Every culture has its own traditions which affect one’s life in various forms. They also have impacts on the living standards; in some cultures, people are expected to stay with their parents until they are married. Contrarily, others may require living alone before finding that someone special to learn to maintain a house. If that is the case, people may consider sharing the house with friends, or prefer being alone. Although they carry inconsiderable similarities, the differences between living alone and having a flatmate are clearly noticeable. To begin with, living in solitude differs from sharing the house in means of freedom.
When leading a solitary life, one can do whatever is desired. However, as a general rule for sharing; both sides should respect each other in order to avoid any arguments. To exemplify, walking in underwear, listening to loud music, inviting friends in the middle of a night or changing the decoration without asking are some of to keep in mind. Furthermore, living alone means bigger personal space compared to sharing the house. On the other hand, having a flatmate degrades that space to a single bedroom, since the bathroom, kitchen or living room are viewed as mutual. Moreover, when living alone, leaving valuable things around is acceptable.
In contrast, this is not the case when sharing the apartment as one does not necessarily trust the housemate. One may even need to secure the bedroom door when going out. Another pronounced difference between living on one’s own and having a partner is the duties. Not sharing the flat means paying for the rent or the bills alone, whereas having a housemate is a remarkable economical occasion. To illustrate, all expenses are literally divided into half, which includes not only the rent and the bills but also the groceries. Additionally, living alone requires doing all the housework on one’s own, while sharing the flat means two hands more.

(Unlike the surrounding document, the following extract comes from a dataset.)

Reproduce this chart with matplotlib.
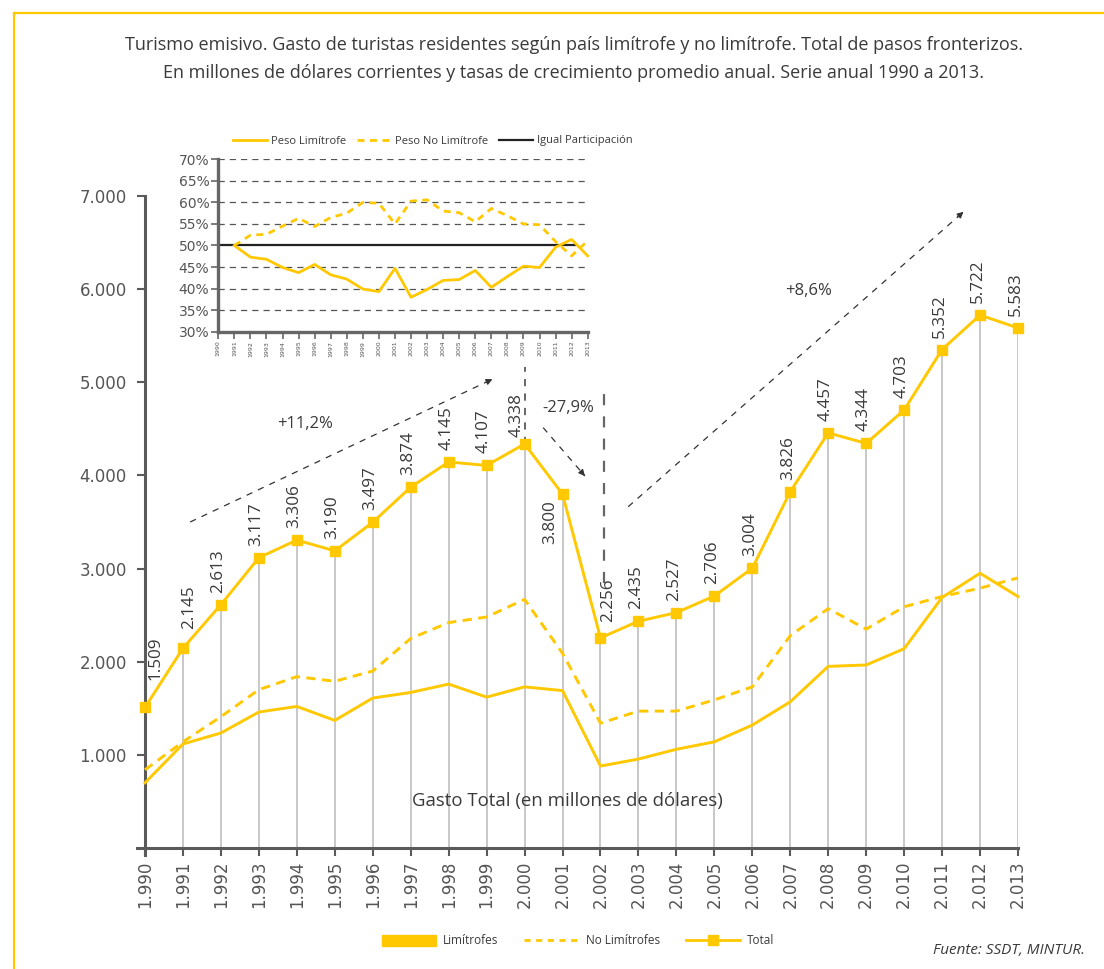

For instance, one can do the shopping while the other is cleaning the house. Despite these eases, when living alone, one is responsible for all the mess that has been built up. On the flip side, having a flatmate may require cleaning other people’s filth which is generally not pleasant at all. Finally, living in solitary evidently differs from sharing the house in their social impacts. Although living alone might be better for free spirited souls, having a housemate comes with extensive convenience. To exemplify, the flatmate can feed the pet or water the plants while one is absent.
This will also help when taking a vacation, since the house will remain maintained. Moreover, being alone is not always glamorous; it can be remarkably dull. Coming home to a dark, silent house is not the case when sharing it. Having someone around to spend quality time, organize events or make a soup when one becomes ill are just some advantages that a flatmate brings. Nevertheless, living alone means inviting friends that are pleasing to be accompanied by. Yet, one may have to deal with the flatmate’s utterly annoying friends or never-leaving-the-house lover if not living in solitude.
To sum up, leading a solitary life and sharing the house are undeniably different, in spite of their superficial similarities. The main differences are in means of independence, obligations and socialisation. Personally, I find living alone much better than having a flatmate as I enjoy privacy. However, sometimes this is not upon choice due to economic burdens. If this is the case, then the best way is to set clear rules before moving in. Otherwise, in case of disagreement between housemates, sides will have nothing in hand to prove them right.